As of today, Dividend.com is adding a 100-year old utilities company to the Best Dividend Stocks list. Utilities and industrials have been the flutter of everyone’s heart this year: they defied the downturn in the first few months of 2016 when the market witnessed a bloodbath, and are still strong as investors are willing to give a premium for a solid dividend payout.
The company we are adding today is a small-cap power generation company that owns more than fifteen hydro resource facilities, along with coal, natural gas and diesel facilities that generate more than 2,500 MW of power. They have 500,000+ customers and more than 4,500 miles of high-voltage transmission lines. Their target payout ratio is between 50% on a lower end and 60% on an upper end, as stated by their management. Based on 2016 earnings per share estimates of $3.89, their current payout ratio comes to 56.56%. Management has said that they plan to raise the dividend 5% or more every year until they reach the upper end of the stated payout ratio band.

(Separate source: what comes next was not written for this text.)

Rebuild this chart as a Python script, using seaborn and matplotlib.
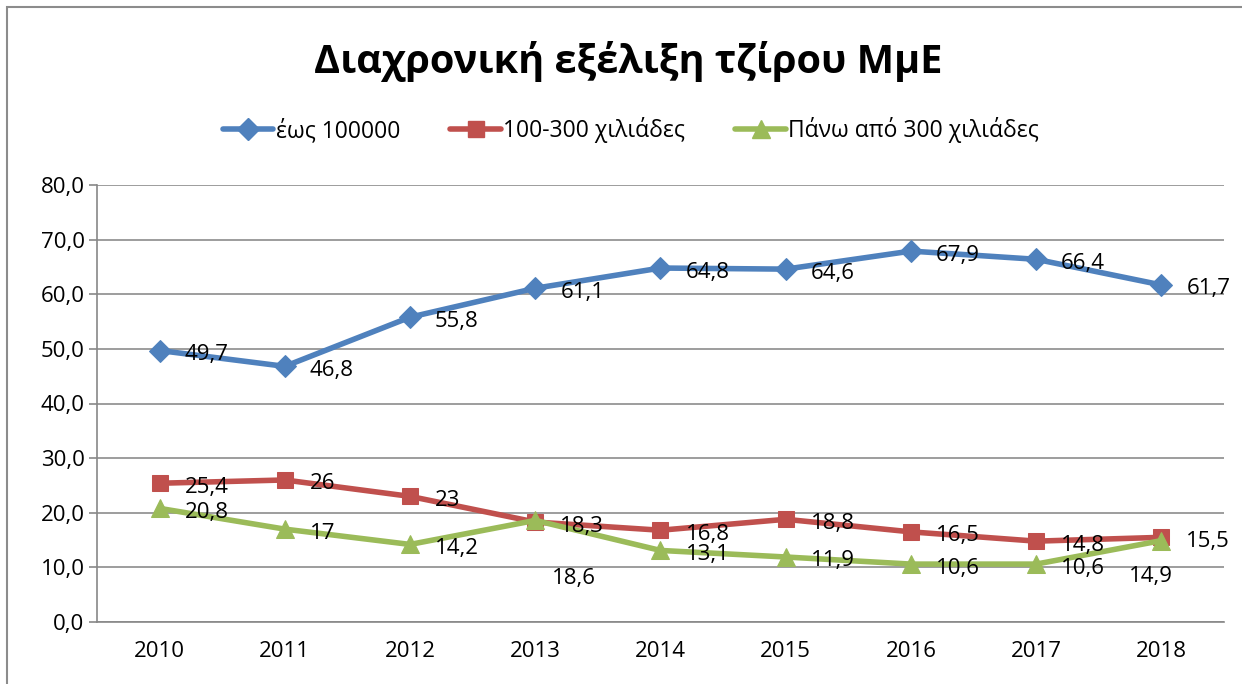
import numpy as np
import pandas as pd
import matplotlib
matplotlib.use("Agg")
import matplotlib.pyplot as plt
import matplotlib.patches as mpatches
from matplotlib.lines import Line2D
import seaborn as sns

# ---- data ----
years = [2010, 2011, 2012, 2013, 2014, 2015, 2016, 2017, 2018]
series_names = ["έως 100000", "100-300 χιλιάδες", "Πάνω από 300 χιλιάδες"]
upto_100k = [49.7, 46.8, 55.8, 61.1, 64.8, 64.6, 67.9, 66.4, 61.7]
k100_300 = [25.4, 26, 23, 18.3, 16.8, 18.8, 16.5, 14.8, 15.5]
over_300k = [20.8, 17, 14.2, 18.6, 13.1, 11.9, 10.6, 10.6, 14.9]
title = "Διαχρονική εξέλιξη τζίρου ΜμΕ"

df = pd.DataFrame({
    "year": years * 3,
    "value": upto_100k + k100_300 + over_300k,
    "series": [series_names[0]] * 9 + [series_names[1]] * 9 + [series_names[2]] * 9,
})

colors = ["#4F81BD", "#C0504D", "#9BBB59"]
markers = ["D", "s", "^"]
msizes = [11, 12, 13]

sns.set_theme(style="white")
plt.rcParams["font.family"] = ["Open Sans", "DejaVu Sans"]
plt.rcParams["text.color"] = "black"
plt.rcParams["xtick.color"] = "black"
plt.rcParams["ytick.color"] = "black"

fig = plt.figure(figsize=(12.42, 6.84), dpi=100)
ax = fig.add_axes([97 / 1242, 1 - 622 / 684, (1224 - 97) / 1242, (622 - 185) / 684])

for name, col, mk, ms in zip(series_names, colors, markers, msizes):
    sub = df[df["series"] == name]
    sns.lineplot(data=sub, x="year", y="value", ax=ax, color=col, lw=4,
                 marker=mk, markersize=ms, markeredgecolor=col, legend=False)

# data labels (offsets in pixels; a few were moved by hand in the original)
override = {(2, 2013): (17, -58), (2, 2018): (-32, -36)}
for i, vals in enumerate([upto_100k, k100_300, over_300k]):
    for yr, v in zip(years, vals):
        dx, dy = override.get((i, yr), (25, -4))
        ax.annotate(f"{v:g}".replace(".", ","), (yr, v),
                    xytext=(dx * 0.72, dy * 0.72), textcoords="offset points",
                    ha="left", va="center", fontsize=16, color="black")

ax.set_xlim(2009.5, 2018.5)
ax.set_ylim(0, 80)
ax.set_yticks(np.arange(0, 81, 10))
ax.set_yticklabels([f"{t:.1f}".replace(".", ",") for t in np.arange(0, 81, 10)], fontsize=16)
ax.set_xticks(years)
ax.set_xticklabels([str(y) for y in years], fontsize=16)
ax.set_xticks(np.arange(2009.5, 2018.6, 1), minor=True)
ax.tick_params(axis="x", which="major", length=0, pad=14)
ax.tick_params(axis="x", which="minor", length=6, color="#888888", width=1.2, direction="out")
ax.tick_params(axis="y", length=6, color="#888888", width=1.2, direction="out", pad=3, left=True)
ax.set_xlabel("")
ax.set_ylabel("")
ax.grid(axis="y", color="#8c8c8c", lw=1.2)
ax.set_axisbelow(True)
for s in ["top", "right"]:
    ax.spines[s].set_visible(False)
for s in ["left", "bottom"]:
    ax.spines[s].set_color("#888888")
    ax.spines[s].set_linewidth(1.2)

fig.text(0.506, 1 - 62 / 684, title, ha="center", va="center",
         fontsize=28.5, fontweight="bold")

handles = [Line2D([], [], color=c, lw=4, marker=m, markersize=ms, markeredgecolor=c)
           for c, m, ms in zip(colors, markers, msizes)]
fig.legend(handles, series_names, loc="center", bbox_to_anchor=(0.508, 1 - 130 / 684),
           ncol=3, frameon=False, fontsize=16.5, handlelength=2.2, handletextpad=0.1,
           columnspacing=2.2)

fig.patches.append(mpatches.Rectangle((7 / 1242, -0.02), 1.1, 1.02 - 7 / 684,
                                      transform=fig.transFigure, fill=False,
                                      edgecolor="#8c8c8c", lw=1.5))

fig.savefig("out.png", dpi=100)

To summarize, here are four reasons why we are adding this stock to the Best Dividend Stocks List:
- A 100-year history of power generation.
- Regulated business with a wide economic moat.
- Unique generation profile and mix of regulated and non-regulated assets have helped deliver on earnings and cash flows in recent years.
- Utilities viewed positively by the market when there is blood on the streets.
A Soft Removal From the Best Dividend Stocks List
We have removed a telecom giant that has been featured on our list since 2013. The stock has so far returned an incredible 54%, excluding dividends. Though this stock is being removed, it remains recommended with a rating of 3.5.